Question to the Home Office:
To ask the Secretary of State for the Home Department, what methods she and her Department are using to monitor and assess levels of freight crime; what steps are being taken to engage with law enforcement agencies and the haulage industry to identify effective prevention measures; and how her Department plans to ensure robust enforcement against those responsible.
We fully recognise the serious and growing threat that freight crime poses to businesses, drivers, and the wider economy. This Government is determined to crack down on it. The incidence of cargo theft, where criminals rip the sides of lorries and take the goods inside, is frightening for drivers. The perception this crime is low risk and high reward is completely unacceptable.

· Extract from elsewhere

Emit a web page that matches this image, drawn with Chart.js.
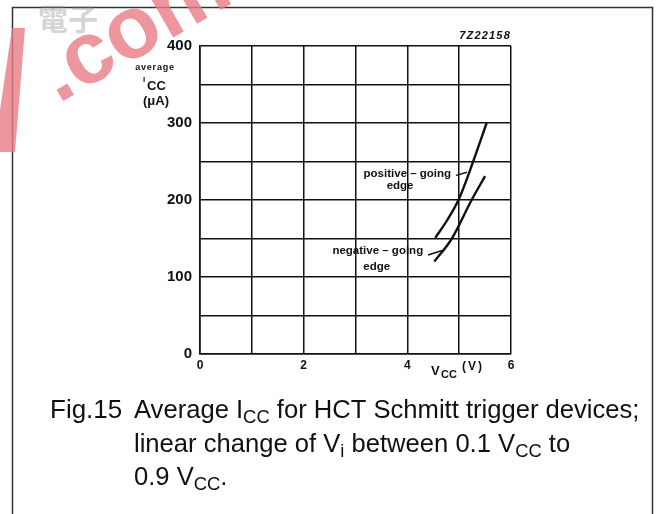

We will continue to work with law enforcement agencies and invested stakeholders to find solutions to tackle these crimes.
Freight crimes are not currently separately identifiable in the centrally held police recorded crime data. Crimes involving the theft of freight are recorded by the police within broader vehicle-related theft categories. In order to monitor trends, we are piloting the use of a flag on police crime recording systems which officers can use to indicate that the crime they are investigating is freight crime.
We also work closely with Opal, the police’s national intelligence unit focused on serious organised acquisitive crime, including freight crime, and with the National Vehicle Intelligence Service (NaVCIS), a policing unit set up to investigate vehicle crime, including freight crime. We have regular discussions with both units about tackling organised freight crime.